Rubin agreed with reports from the Southeastern Wisconsin Regional Planning Commission and the Public Policy Forum that praised the Milwaukee County bus system’s cost-effective management, but that found major ridership losses resulted from fare increases and service cuts since 2000. He also agreed with those reports’ warnings of a 35% service cut by 2010 without new state or local funding — a cut that would wipe out all Freeway Flyers and most night, weekend and suburban service.

But Rubin said ridership could double in five years if county officials restore the service that has been cut and lower the fares. Phasing in that approach, with service restorations first and fare cuts later, would cater to “a huge unmet demand” for transit service that is growing as gas prices rise, he said.

So my friends, the question is who are you going to believe? A college drop out whose sole motivation factor is getting to the governor's office, and his radio squawker buddies, whose sole purpose in life is to promote people like Walker? Or educated professional that have given time and effort in making a thorough study, with their only interest in promoting Milwaukee County and making it the best place it can be?

My money goes with the experts. For further factual information that Walker and the squawkers don't want you to know, please check out the Quality of Life Alliance's website.

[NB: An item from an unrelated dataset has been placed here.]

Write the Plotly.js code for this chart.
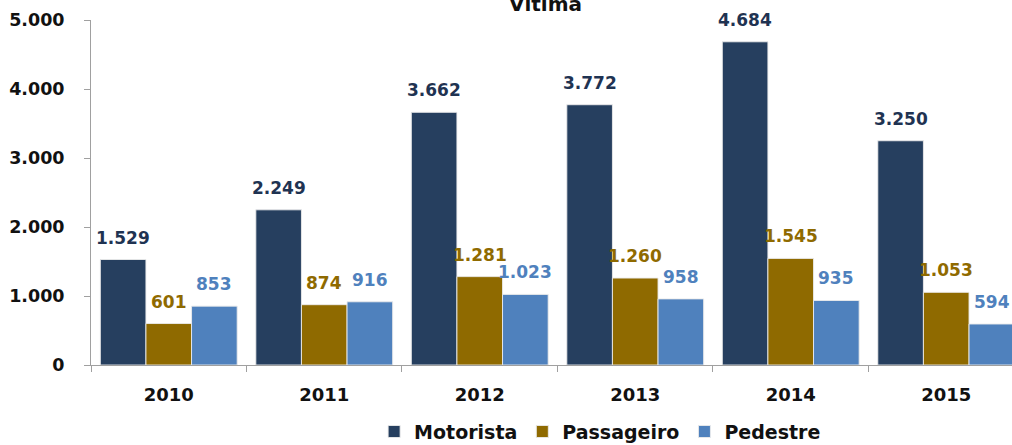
<!DOCTYPE html>
<html>
<head>
<meta charset="utf-8">
<script src="https://cdn.plot.ly/plotly-3.0.1.min.js"></script>
<style>html,body{margin:0;padding:0;background:#fff;}#chart{width:1012px;height:445px;}</style>
</head>
<body>
<div id="chart"></div>
<script>
const years = ['2010', '2011', '2012', '2013', '2014', '2015'];
const motorista = [1529, 2249, 3662, 3772, 4684, 3250];
const passageiro = [601, 874, 1281, 1260, 1545, 1053];
const pedestre = [853, 916, 1023, 958, 935, 594];
const seriesNames = ['Motorista', 'Passageiro', 'Pedestre'];
const yTicks = [0, 1000, 2000, 3000, 4000, 5000];

const barColors = ['#263F5F', '#8F6A00', '#4F81BD'];
const labelColors = ['#1F3352', '#8F6A00', '#4F81BD'];
const font = '"DejaVu Sans", Verdana, sans-serif';
const bargap = 0.12;

const allSeries = [motorista, passageiro, pedestre];
const traces = allSeries.map((vals, i) => ({
  type: 'bar',
  name: seriesNames[i],
  x: years,
  y: vals,
  marker: {color: barColors[i], line: {color: 'rgba(235,235,235,0.9)', width: 1}},
  hoverinfo: 'x+y+name'
}));

const fmt = v => v.toLocaleString('de-DE');
const bw = (1 - bargap) / 3;
const annotations = [];
allSeries.forEach((vals, i) => {
  vals.forEach((v, j) => {
    annotations.push({
      x: j + (i - 1) * bw, y: v, xref: 'x', yref: 'y',
      text: fmt(v), showarrow: false, yanchor: 'middle', yshift: 22,
      font: {family: font, size: 17, color: labelColors[i], weight: 'bold'}
    });
  });
});

const layout = {
  width: 1012, height: 445,
  margin: {l: 91, r: 0, t: 20, b: 80},
  paper_bgcolor: '#fff', plot_bgcolor: '#fff',
  separators: ',.',
  barmode: 'group', bargap: bargap, bargroupgap: 0,
  title: {text: '<b>Vítima</b>', x: 0.539, xanchor: 'center', xref: 'container', y: 0.99, yanchor: 'middle',
          font: {family: font, size: 20, color: '#111'}},
  xaxis: {
    type: 'category', range: [-0.5, 5.423], tickson: 'boundaries',
    ticks: 'outside', ticklen: 6, tickcolor: '#A0A0A0', showline: true, linecolor: '#A0A0A0', linewidth: 1,
    showgrid: false, zeroline: false, ticklabelstandoff: 13,
    tickfont: {family: font, size: 18, color: '#111', weight: 'bold'}
  },
  yaxis: {
    range: [0, 5000], tickvals: yTicks, tickformat: ',d',
    ticks: 'outside', ticklen: 6, tickcolor: '#A0A0A0', showline: true, linecolor: '#A0A0A0', linewidth: 1,
    showgrid: false, zeroline: false, ticklabelstandoff: 16,
    tickfont: {family: font, size: 17.5, color: '#111', weight: 'bold'}
  },
  legend: {
    orientation: 'h', xref: 'container', yref: 'container', x: 0.593, xanchor: 'center', y: 0.03, yanchor: 'middle',
    font: {family: font, size: 19, color: '#111', weight: 'bold'}, itemwidth: 30, tracegroupgap: 0
  },
  showlegend: true,
  annotations: annotations
};

Plotly.newPlot('chart', traces, layout, {displayModeBar: false, staticPlot: true});
</script>
</body>
</html>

  1. Sorry, but that is a bunch of crap. But if the transit system was better run or better yet, privatized, the fares would be cheaper and probably provide better service. With that, you will get additional passengers and income.
    In Vegas, a 24 hour pass is $2.50, a one way ticket is $1.25 and I think a monthly pass is $40. We have much more area to cover, many more routes and the local government subsidy is not as much as Milwaukee County. The system is privatized and it runs quite well. The busses are usually full and we don't have thugs beating up the drivers.

  2. I'm going to believe the college drop-out.

  3. Dan-

    The transit system is already operated by a private agency. The problem is that it still relies on property tax and not a independent source of revenue.


    If so, why don't you live in Milwaukee County?